Source code of charts:
::::::::

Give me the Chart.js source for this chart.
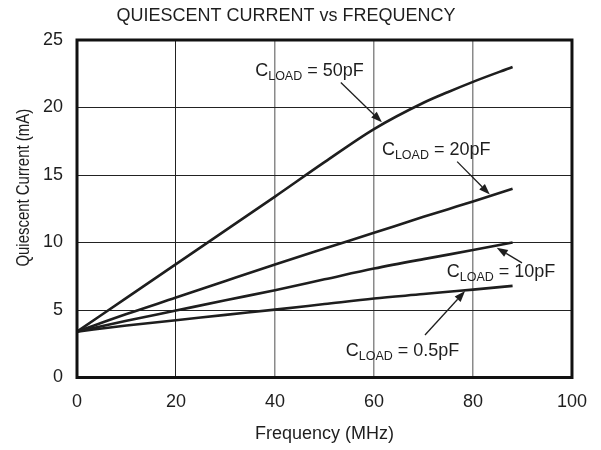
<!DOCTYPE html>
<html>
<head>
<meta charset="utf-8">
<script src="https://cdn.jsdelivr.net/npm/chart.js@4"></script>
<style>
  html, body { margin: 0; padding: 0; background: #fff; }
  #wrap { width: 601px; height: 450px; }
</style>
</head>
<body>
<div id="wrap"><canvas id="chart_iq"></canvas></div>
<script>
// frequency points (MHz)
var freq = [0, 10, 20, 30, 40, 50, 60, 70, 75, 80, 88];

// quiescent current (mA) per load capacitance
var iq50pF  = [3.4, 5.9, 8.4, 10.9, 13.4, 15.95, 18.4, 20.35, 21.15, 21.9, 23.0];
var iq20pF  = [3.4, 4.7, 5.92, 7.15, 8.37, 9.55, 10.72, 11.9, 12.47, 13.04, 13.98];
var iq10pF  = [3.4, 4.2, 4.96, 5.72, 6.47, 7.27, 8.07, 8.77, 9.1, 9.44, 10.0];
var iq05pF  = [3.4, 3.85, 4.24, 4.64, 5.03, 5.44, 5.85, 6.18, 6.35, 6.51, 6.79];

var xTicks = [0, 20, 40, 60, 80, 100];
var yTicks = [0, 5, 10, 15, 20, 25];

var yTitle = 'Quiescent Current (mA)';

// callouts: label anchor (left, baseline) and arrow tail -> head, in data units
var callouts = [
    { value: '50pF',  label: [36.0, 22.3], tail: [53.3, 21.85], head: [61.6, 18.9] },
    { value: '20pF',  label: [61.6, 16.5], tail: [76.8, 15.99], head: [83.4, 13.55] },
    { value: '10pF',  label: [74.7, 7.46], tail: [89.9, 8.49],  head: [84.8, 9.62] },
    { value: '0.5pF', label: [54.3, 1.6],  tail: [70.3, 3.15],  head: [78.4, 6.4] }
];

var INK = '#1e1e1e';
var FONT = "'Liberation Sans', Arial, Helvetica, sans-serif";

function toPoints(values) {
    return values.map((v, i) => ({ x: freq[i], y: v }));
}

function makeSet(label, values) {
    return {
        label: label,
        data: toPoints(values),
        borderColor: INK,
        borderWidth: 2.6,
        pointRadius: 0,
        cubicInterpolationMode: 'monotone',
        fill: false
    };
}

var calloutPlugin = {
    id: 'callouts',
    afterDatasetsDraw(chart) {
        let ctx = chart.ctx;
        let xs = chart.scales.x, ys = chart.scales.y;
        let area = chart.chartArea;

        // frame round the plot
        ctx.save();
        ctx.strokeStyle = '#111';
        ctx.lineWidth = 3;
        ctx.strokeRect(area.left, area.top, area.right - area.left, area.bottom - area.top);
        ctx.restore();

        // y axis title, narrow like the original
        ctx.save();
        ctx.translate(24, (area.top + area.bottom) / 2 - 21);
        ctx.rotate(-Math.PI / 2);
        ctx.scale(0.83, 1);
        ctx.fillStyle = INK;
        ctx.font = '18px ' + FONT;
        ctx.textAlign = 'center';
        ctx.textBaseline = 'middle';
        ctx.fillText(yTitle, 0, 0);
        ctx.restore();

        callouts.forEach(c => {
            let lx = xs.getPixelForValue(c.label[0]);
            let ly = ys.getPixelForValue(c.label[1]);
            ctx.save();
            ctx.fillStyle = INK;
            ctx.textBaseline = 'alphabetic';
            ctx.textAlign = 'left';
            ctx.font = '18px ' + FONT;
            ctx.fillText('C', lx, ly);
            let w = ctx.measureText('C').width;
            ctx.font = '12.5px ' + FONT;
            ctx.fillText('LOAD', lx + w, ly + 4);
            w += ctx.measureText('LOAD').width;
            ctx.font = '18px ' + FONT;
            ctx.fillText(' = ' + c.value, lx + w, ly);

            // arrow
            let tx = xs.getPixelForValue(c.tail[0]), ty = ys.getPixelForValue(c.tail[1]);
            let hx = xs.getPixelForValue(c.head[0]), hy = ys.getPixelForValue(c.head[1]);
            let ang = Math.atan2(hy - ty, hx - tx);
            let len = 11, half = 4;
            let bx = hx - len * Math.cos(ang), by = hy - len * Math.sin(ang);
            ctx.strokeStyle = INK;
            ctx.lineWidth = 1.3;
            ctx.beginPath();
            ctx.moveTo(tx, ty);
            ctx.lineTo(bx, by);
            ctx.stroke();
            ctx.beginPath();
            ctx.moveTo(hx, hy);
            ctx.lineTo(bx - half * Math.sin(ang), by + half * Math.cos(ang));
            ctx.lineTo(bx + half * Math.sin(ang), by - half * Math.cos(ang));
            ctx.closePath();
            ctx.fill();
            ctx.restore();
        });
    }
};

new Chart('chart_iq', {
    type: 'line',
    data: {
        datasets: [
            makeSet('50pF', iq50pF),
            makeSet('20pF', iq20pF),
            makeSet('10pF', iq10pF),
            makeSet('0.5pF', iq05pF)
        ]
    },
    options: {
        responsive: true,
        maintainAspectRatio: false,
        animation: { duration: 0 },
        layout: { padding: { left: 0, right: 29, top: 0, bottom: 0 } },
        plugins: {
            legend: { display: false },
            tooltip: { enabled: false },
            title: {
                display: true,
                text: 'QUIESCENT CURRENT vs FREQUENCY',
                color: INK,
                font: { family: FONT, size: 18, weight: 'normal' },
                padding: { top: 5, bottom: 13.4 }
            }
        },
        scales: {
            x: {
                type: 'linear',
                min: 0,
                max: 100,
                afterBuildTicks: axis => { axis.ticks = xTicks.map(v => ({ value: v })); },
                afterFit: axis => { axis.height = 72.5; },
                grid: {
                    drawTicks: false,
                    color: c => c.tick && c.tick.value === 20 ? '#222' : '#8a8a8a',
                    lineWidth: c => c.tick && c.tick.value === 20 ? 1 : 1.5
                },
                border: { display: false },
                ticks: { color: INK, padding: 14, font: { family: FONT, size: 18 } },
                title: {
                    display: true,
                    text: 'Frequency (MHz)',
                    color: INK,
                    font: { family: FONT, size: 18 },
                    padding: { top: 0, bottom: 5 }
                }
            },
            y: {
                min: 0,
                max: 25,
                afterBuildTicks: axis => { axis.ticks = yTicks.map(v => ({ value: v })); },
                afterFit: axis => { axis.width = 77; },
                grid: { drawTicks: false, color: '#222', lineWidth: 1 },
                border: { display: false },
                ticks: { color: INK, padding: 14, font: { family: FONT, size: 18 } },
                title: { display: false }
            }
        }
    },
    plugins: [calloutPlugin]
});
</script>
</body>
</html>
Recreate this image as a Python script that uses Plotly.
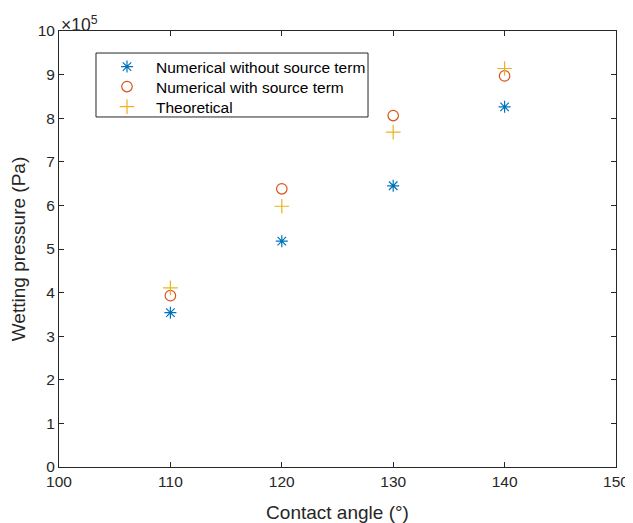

::::::::

| Requirement |
Pictures appear in the records above. Output everything except them, exactly.

| Written solution |
Give me the Chart.js source for this chart.
<!DOCTYPE html>
<html>
<head>
<meta charset="utf-8">
<script src="https://cdn.jsdelivr.net/npm/chart.js@4"></script>
<style>
  html, body { margin: 0; padding: 0; background: #fff; }
  #wrap { width: 601px; height: 450px; }
</style>
</head>
<body>
<div id="wrap"><canvas id="chart_iq"></canvas></div>
<script>
// frequency points (MHz)
var freq = [0, 10, 20, 30, 40, 50, 60, 70, 75, 80, 88];

// quiescent current (mA) per load capacitance
var iq50pF  = [3.4, 5.9, 8.4, 10.9, 13.4, 15.95, 18.4, 20.35, 21.15, 21.9, 23.0];
var iq20pF  = [3.4, 4.7, 5.92, 7.15, 8.37, 9.55, 10.72, 11.9, 12.47, 13.04, 13.98];
var iq10pF  = [3.4, 4.2, 4.96, 5.72, 6.47, 7.27, 8.07, 8.77, 9.1, 9.44, 10.0];
var iq05pF  = [3.4, 3.85, 4.24, 4.64, 5.03, 5.44, 5.85, 6.18, 6.35, 6.51, 6.79];

var xTicks = [0, 20, 40, 60, 80, 100];
var yTicks = [0, 5, 10, 15, 20, 25];

var yTitle = 'Quiescent Current (mA)';

// callouts: label anchor (left, baseline) and arrow tail -> head, in data units
var callouts = [
    { value: '50pF',  label: [36.0, 22.3], tail: [53.3, 21.85], head: [61.6, 18.9] },
    { value: '20pF',  label: [61.6, 16.5], tail: [76.8, 15.99], head: [83.4, 13.55] },
    { value: '10pF',  label: [74.7, 7.46], tail: [89.9, 8.49],  head: [84.8, 9.62] },
    { value: '0.5pF', label: [54.3, 1.6],  tail: [70.3, 3.15],  head: [78.4, 6.4] }
];

var INK = '#1e1e1e';
var FONT = "'Liberation Sans', Arial, Helvetica, sans-serif";

function toPoints(values) {
    return values.map((v, i) => ({ x: freq[i], y: v }));
}

function makeSet(label, values) {
    return {
        label: label,
        data: toPoints(values),
        borderColor: INK,
        borderWidth: 2.6,
        pointRadius: 0,
        cubicInterpolationMode: 'monotone',
        fill: false
    };
}

var calloutPlugin = {
    id: 'callouts',
    afterDatasetsDraw(chart) {
        let ctx = chart.ctx;
        let xs = chart.scales.x, ys = chart.scales.y;
        let area = chart.chartArea;

        // frame round the plot
        ctx.save();
        ctx.strokeStyle = '#111';
        ctx.lineWidth = 3;
        ctx.strokeRect(area.left, area.top, area.right - area.left, area.bottom - area.top);
        ctx.restore();

        // y axis title, narrow like the original
        ctx.save();
        ctx.translate(24, (area.top + area.bottom) / 2 - 21);
        ctx.rotate(-Math.PI / 2);
        ctx.scale(0.83, 1);
        ctx.fillStyle = INK;
        ctx.font = '18px ' + FONT;
        ctx.textAlign = 'center';
        ctx.textBaseline = 'middle';
        ctx.fillText(yTitle, 0, 0);
        ctx.restore();

        callouts.forEach(c => {
            let lx = xs.getPixelForValue(c.label[0]);
            let ly = ys.getPixelForValue(c.label[1]);
            ctx.save();
            ctx.fillStyle = INK;
            ctx.textBaseline = 'alphabetic';
            ctx.textAlign = 'left';
            ctx.font = '18px ' + FONT;
            ctx.fillText('C', lx, ly);
            let w = ctx.measureText('C').width;
            ctx.font = '12.5px ' + FONT;
            ctx.fillText('LOAD', lx + w, ly + 4);
            w += ctx.measureText('LOAD').width;
            ctx.font = '18px ' + FONT;
            ctx.fillText(' = ' + c.value, lx + w, ly);

            // arrow
            let tx = xs.getPixelForValue(c.tail[0]), ty = ys.getPixelForValue(c.tail[1]);
            let hx = xs.getPixelForValue(c.head[0]), hy = ys.getPixelForValue(c.head[1]);
            let ang = Math.atan2(hy - ty, hx - tx);
            let len = 11, half = 4;
            let bx = hx - len * Math.cos(ang), by = hy - len * Math.sin(ang);
            ctx.strokeStyle = INK;
            ctx.lineWidth = 1.3;
            ctx.beginPath();
            ctx.moveTo(tx, ty);
            ctx.lineTo(bx, by);
            ctx.stroke();
            ctx.beginPath();
            ctx.moveTo(hx, hy);
            ctx.lineTo(bx - half * Math.sin(ang), by + half * Math.cos(ang));
            ctx.lineTo(bx + half * Math.sin(ang), by - half * Math.cos(ang));
            ctx.closePath();
            ctx.fill();
            ctx.restore();
        });
    }
};

new Chart('chart_iq', {
    type: 'line',
    data: {
        datasets: [
            makeSet('50pF', iq50pF),
            makeSet('20pF', iq20pF),
            makeSet('10pF', iq10pF),
            makeSet('0.5pF', iq05pF)
        ]
    },
    options: {
        responsive: true,
        maintainAspectRatio: false,
        animation: { duration: 0 },
        layout: { padding: { left: 0, right: 29, top: 0, bottom: 0 } },
        plugins: {
            legend: { display: false },
            tooltip: { enabled: false },
            title: {
                display: true,
                text: 'QUIESCENT CURRENT vs FREQUENCY',
                color: INK,
                font: { family: FONT, size: 18, weight: 'normal' },
                padding: { top: 5, bottom: 13.4 }
            }
        },
        scales: {
            x: {
                type: 'linear',
                min: 0,
                max: 100,
                afterBuildTicks: axis => { axis.ticks = xTicks.map(v => ({ value: v })); },
                afterFit: axis => { axis.height = 72.5; },
                grid: {
                    drawTicks: false,
                    color: c => c.tick && c.tick.value === 20 ? '#222' : '#8a8a8a',
                    lineWidth: c => c.tick && c.tick.value === 20 ? 1 : 1.5
                },
                border: { display: false },
                ticks: { color: INK, padding: 14, font: { family: FONT, size: 18 } },
                title: {
                    display: true,
                    text: 'Frequency (MHz)',
                    color: INK,
                    font: { family: FONT, size: 18 },
                    padding: { top: 0, bottom: 5 }
                }
            },
            y: {
                min: 0,
                max: 25,
                afterBuildTicks: axis => { axis.ticks = yTicks.map(v => ({ value: v })); },
                afterFit: axis => { axis.width = 77; },
                grid: { drawTicks: false, color: '#222', lineWidth: 1 },
                border: { display: false },
                ticks: { color: INK, padding: 14, font: { family: FONT, size: 18 } },
                title: { display: false }
            }
        }
    },
    plugins: [calloutPlugin]
});
</script>
</body>
</html>
Recreate this image as a Python script that uses Plotly.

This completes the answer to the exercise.